In the present work, the chromatic range is deliberately sober: a neutral grey-brown background, a compact dark suit, and the luminous emergence of the face and the violin, treated with a warm amber vibration. The light, grazing yet controlled, models the volumes without theatricality, in keeping with the austere aesthetic of Prussian academic realism. The violin is rendered with almost tactile attention: the varnish of the instrument reflects a warm light that contrasts with the severity of the attire, emphasizing the centrality of musical art in the life of the sitter. The bow, held in a resting position yet with professional naturalness, suggests a pause between performances rather than an artificial pose. The musical score—secondary in appearance but decisive in meaning—functions as an intellectual statement: Joseph Haydn as the paradigm of classical balance and formal discipline.
Works by Gussow are today preserved in several German public institutions, including the Nationalgalerie in Berlin and the Museum Kunstpalast in Düsseldorf, as well as in regional collections in northern Germany[6]. His presence in museum collections testifies to the recognition he received already during his lifetime and to the continued scholarly interest in his work. His paintings were regularly exhibited in Berlin’s academic exhibitions and in major German exhibitions of the period, consolidating a reputation that remained stable until his death in 1907.
Between 1875 and 1885, Gussow regularly participated in the Berlin academic exhibitions, presenting portraits that combined naturalistic precision with bourgeois dignity[7]. Although the specific exhibition of this particular painting has not yet been documented, its type and date correspond to the period of the artist’s greatest public visibility in the capital. The year 1877, in fact, represents a moment in which his mature artistic language had fully consolidated.
The present Portrait of a Violinist can therefore be placed within the dialogue between the visual arts and cultivated music in imperial Berlin, documenting an environment in which the figure of the professional musician—particularly that of the first violinist—embodied values of discipline, culture, and authority. The combination of psychological intensity, specific musical reference, and technical quality makes the painting a significant example of German portraiture of the late nineteenth century.

 



[1] Joseph Haydn, Streichquartette Op. 64 (1790), especially No. 5 in D major, known as the “Lerchenquartett,” among the most performed in the 19th century. See James Webster, “Haydn’s String Quartets Op. 64,” in The Cambridge Companion to Haydn, Cambridge 2005.

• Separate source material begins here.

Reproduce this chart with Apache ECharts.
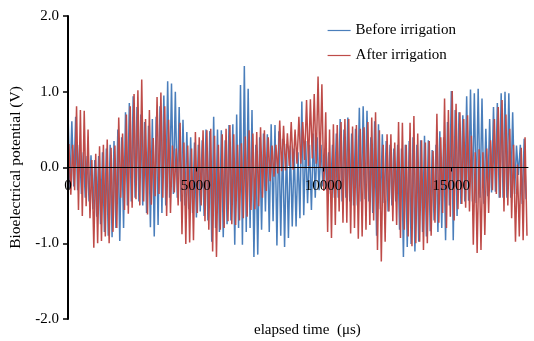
<!DOCTYPE html>
<html>
<head>
<meta charset="utf-8" />
<title>Bioelectrical potential</title>
<script src="https://cdn.jsdelivr.net/npm/echarts@6/dist/echarts.min.js"></script>
<style>
  html, body { margin: 0; padding: 0; background: #fff; }
  #chart { width: 534px; height: 341px; }
</style>
</head>
<body>
<div id="chart"></div>
<script>
// time between a peak and the following trough (us)
var halfPeriod = 75;
var redShift = 35;

// before irrigation: peaks / troughs, one pair per cycle
var beforePeaks = [
  0.73, 0.61, 0.67, 0.30, 0.20, 0.15, 0.16, 0.10, 0.15, 0.20, 0.25, 0.30, 0.35, 0.50, 0.40, 0.73, 0.85, 0.94, 0.80, 0.70,
  0.60, 0.55, 0.64, 0.67, 0.81, 0.95, 1.14, 1.11, 1.00, 0.80, 0.63, 0.47, 0.40, 0.33, 0.30, 0.36, 0.50, 0.48, 0.67, 0.50,
  0.49, 0.36, 0.56, 0.57, 0.70, 1.09, 1.34, 1.04, 0.76, 0.30, 0.40, 0.45, 0.44, 0.57, 0.56, 0.48, 0.38, 0.31, 0.29, 0.25,
  0.20, 0.87, 0.35, 0.30, 0.45, 0.40, 0.30, 0.25, 0.20, 0.30, 0.45, 0.64, 0.50, 0.66, 0.45, 0.51, 0.79, 0.81, 0.75, 0.40,
  0.61, 0.57, 0.44, 0.35, 0.30, 0.25, 0.30, 0.25, 0.30, 0.35, 0.40, 0.30, 0.36, 0.42, 0.36, 0.23, 0.30, 0.48, 0.40, 0.60,
  1.01, 0.76, 0.73, 0.69, 0.94, 1.03, 0.98, 1.04, 0.91, 0.51, 0.64, 0.80, 0.85, 0.98, 1.00, 0.98, 0.73, 0.29, 0.30, 0.38
];
var beforeTroughs = [
  -0.27, -0.25, -0.30, -0.35, -0.40, -0.45, -0.55, -0.65, -0.75, -0.85, -0.90, -0.92, -0.80, -0.97, -0.80, -0.50, -0.45, -0.40, -0.45, -0.50,
  -0.60, -0.79, -0.91, -0.76, -0.60, -0.50, -0.40, -0.35, -0.40, -0.45, -0.50, -0.55, -0.60, -0.66, -0.58, -0.64, -0.70, -0.98, -0.80, -0.85,
  -0.92, -0.75, -0.70, -1.02, -0.80, -1.02, -0.85, -0.80, -1.18, -1.15, -0.82, -0.58, -0.85, -0.71, -1.03, -0.90, -1.05, -0.93, -0.78, -0.78,
  -0.67, -0.63, -0.47, -0.56, -0.40, -0.30, -0.25, -0.30, -0.35, -0.40, -0.40, -0.45, -0.40, -0.45, -0.50, -0.50, -0.45, -0.42, -0.45, -0.60,
  -0.90, -0.55, -0.47, -0.58, -0.50, -0.45, -0.82, -1.18, -1.05, -1.01, -1.11, -0.98, -0.85, -0.91, -0.84, -0.70, -0.85, -0.80, -0.96, -0.50,
  -0.96, -0.64, -0.48, -0.45, -0.44, -0.45, -0.47, -0.40, -0.48, -0.38, -0.33, -0.32, -0.40, -0.40, -0.40, -0.40, -0.35, -0.10, -0.48, -0.42
];

// after irrigation
var afterPeaks = [
  0.31, 0.30, 0.81, 0.76, 0.75, 0.50, 0.10, 0.18, 0.28, 0.30, 0.37, 0.26, 0.29, 0.66, 0.45, 0.70, 0.81, 0.97, 1.02, 1.16,
  0.64, 0.76, 0.39, 0.93, 0.99, 0.81, 0.63, 0.29, 0.25, 0.59, 0.33, 0.29, 0.25, 0.47, 0.40, 0.49, 0.49, 0.51, 0.42, 0.30,
  0.44, 0.51, 0.56, 0.44, 0.30, 0.32, 0.41, 0.49, 0.45, 0.47, 0.53, 0.49, 0.40, 0.29, 0.30, 0.62, 0.55, 0.45, 0.60, 0.50,
  0.67, 0.60, 0.89, 0.90, 0.97, 1.20, 1.10, 0.73, 0.50, 0.57, 0.56, 0.60, 0.64, 0.64, 0.54, 0.56, 0.51, 0.53, 0.60, 0.66,
  0.73, 0.49, 0.30, 0.44, 0.44, 0.33, 0.60, 0.59, 0.30, 0.59, 0.68, 0.45, 0.36, 0.33, 0.35, 0.22, 0.71, 0.40, 0.91, 0.76,
  1.01, 0.84, 0.73, 0.64, 0.69, 0.42, 0.20, 0.24, 0.20, 0.25, 0.36, 0.64, 0.80, 0.89, 0.70, 0.51, 0.30, 0.04, 0.26, 0.40
];
var afterTroughs = [
  -0.36, -0.30, -0.56, -0.64, -0.51, -0.67, -1.06, -1.00, -0.97, -0.91, -1.00, -0.85, -0.80, -0.40, -0.56, -0.61, -0.53, -0.42, -0.50, -0.45,
  -0.62, -0.49, -0.38, -0.35, -0.40, -0.64, -0.60, -0.33, -0.50, -0.88, -1.01, -0.99, -0.96, -0.60, -0.50, -0.71, -0.82, -1.11, -1.18, -0.82,
  -0.80, -0.71, -0.75, -0.76, -0.70, -0.67, -0.65, -0.56, -0.55, -0.51, -0.40, -0.31, -0.18, -0.12, -0.08, -0.05, -0.04, 0.02, -0.03, 0.05,
  0.05, 0.10, 0.02, 0.12, 0.05, 0.00, -0.31, -0.85, -0.93, -0.76, -0.58, -0.73, -0.73, -0.87, -0.80, -0.94, -0.91, -0.82, -0.76, -0.70,
  -1.09, -1.24, -0.98, -0.58, -0.71, -0.76, -0.93, -0.82, -0.91, -1.04, -1.00, -0.98, -1.09, -1.00, -0.90, -0.73, -0.73, -0.60, -0.80, -0.65,
  -0.70, -0.55, -0.48, -0.53, -0.58, -1.02, -1.13, -1.09, -0.89, -0.60, -0.30, -0.35, -0.40, -0.58, -0.50, -0.67, -0.98, -0.91, -0.96, -0.90
];

var xTicks = [0, 5000, 10000, 15000];
var yTicks = [-2, -1, 0, 1, 2];

function zigzag(peaks, troughs, shift) {
  var pts = [];
  for (var i = 0; i < peaks.length; i++) {
    pts.push([2 * i * halfPeriod + shift, peaks[i]]);
    pts.push([(2 * i + 1) * halfPeriod + shift, troughs[i]]);
  }
  return pts;
}

var font = "'Liberation Serif', 'Times New Roman', serif";
var gridTop = 16, gridBottom = 22;
var plotH = 341 - gridTop - gridBottom;
var chart = echarts.init(document.getElementById('chart'), null, { renderer: 'canvas' });

chart.setOption({
  animation: false,
  backgroundColor: '#fff',
  textStyle: { fontFamily: font, color: '#000' },
  title: {
    text: 'elapsed time  (\u03bcs)',
    left: 249, top: 318,
    textStyle: { fontFamily: font, fontSize: 15, fontWeight: 'normal', color: '#000' }
  },
  legend: {
    orient: 'vertical',
    left: 322, top: 18,
    itemWidth: 23, itemHeight: 14, itemGap: 10,
    itemStyle: { opacity: 0 },
    lineStyle: { width: 1.2 },
    textStyle: { fontFamily: font, fontSize: 15, color: '#000' },
    data: ['Before irrigation', 'After irrigation']
  },
  grid: { left: 68, right: 6, top: gridTop, bottom: gridBottom },
  xAxis: {
    type: 'value',
    min: 0, max: 18000, interval: 5000,
    z: 5,
    // x axis crosses the y axis at 0 (middle of the plot)
    offset: -plotH / 2,
    axisLine: { onZero: false, lineStyle: { color: '#000', width: 1 } },
    axisTick: { show: true, length: 4, lineStyle: { color: '#000' } },
    axisLabel: {
      fontFamily: font, fontSize: 15, color: '#000', margin: 11,
      showMaxLabel: false,
      formatter: function (v) { return xTicks.indexOf(v) >= 0 ? String(v) : ''; }
    },
    splitLine: { show: false }
  },
  yAxis: {
    type: 'value',
    min: yTicks[0], max: yTicks[yTicks.length - 1], interval: 1,
    z: 5,
    name: 'Bioelectrical potential (V)',
    nameLocation: 'middle', nameGap: 44,
    nameTextStyle: { fontFamily: font, fontSize: 15.5, color: '#000' },
    axisLine: { show: true, lineStyle: { color: '#000', width: 2 } },
    axisTick: { show: true, length: 5, lineStyle: { color: '#000', width: 1.5 } },
    axisLabel: {
      fontFamily: font, fontSize: 15, color: '#000', margin: 9,
      formatter: function (v) { return v.toFixed(1); }
    },
    splitLine: { show: false }
  },
  series: [
    {
      name: 'Before irrigation',
      type: 'line',
      symbol: 'none',
      color: '#4a7ebb',
      lineStyle: { width: 1.5, color: '#4a7ebb' },
      data: zigzag(beforePeaks, beforeTroughs, 0)
    },
    {
      name: 'After irrigation',
      type: 'line',
      symbol: 'none',
      color: '#be4b48',
      lineStyle: { width: 1.5, color: '#be4b48' },
      data: zigzag(afterPeaks, afterTroughs, redShift)
    }
  ]
});
</script>
</body>
</html>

[2] Beatrix Borchard (ed.), Joseph Joachim. Biographie, Briefe und Dokumente, Kassel 2005.

[3] Comparison with photographs by Joseph Joachim preserved at the Staatsbibliothek zu Berlin, Musikabteilung; see also Andreas Moser, Joseph Joachim. Ein Lebensbild, Berlin 1908.

[4] Tully Potter, “The Joachim Quartet and Its Legacy”, in The Cambridge Companion to the String Quartet, Cambridge 2003.

[5] Allgemeines Künstlerlexikon, München–Leipzig, “Gussow, Carl”.

[6]Hans Vollmer (ed.), Allgemeines Lexikon der bildenden Künstler von der Antike bis zur Gegenwart, Leipzig 1907–1950, voce “Gussow”.

[7] Catalogs of the Königliche Akademie der Künste, Berlin, 1875–1880.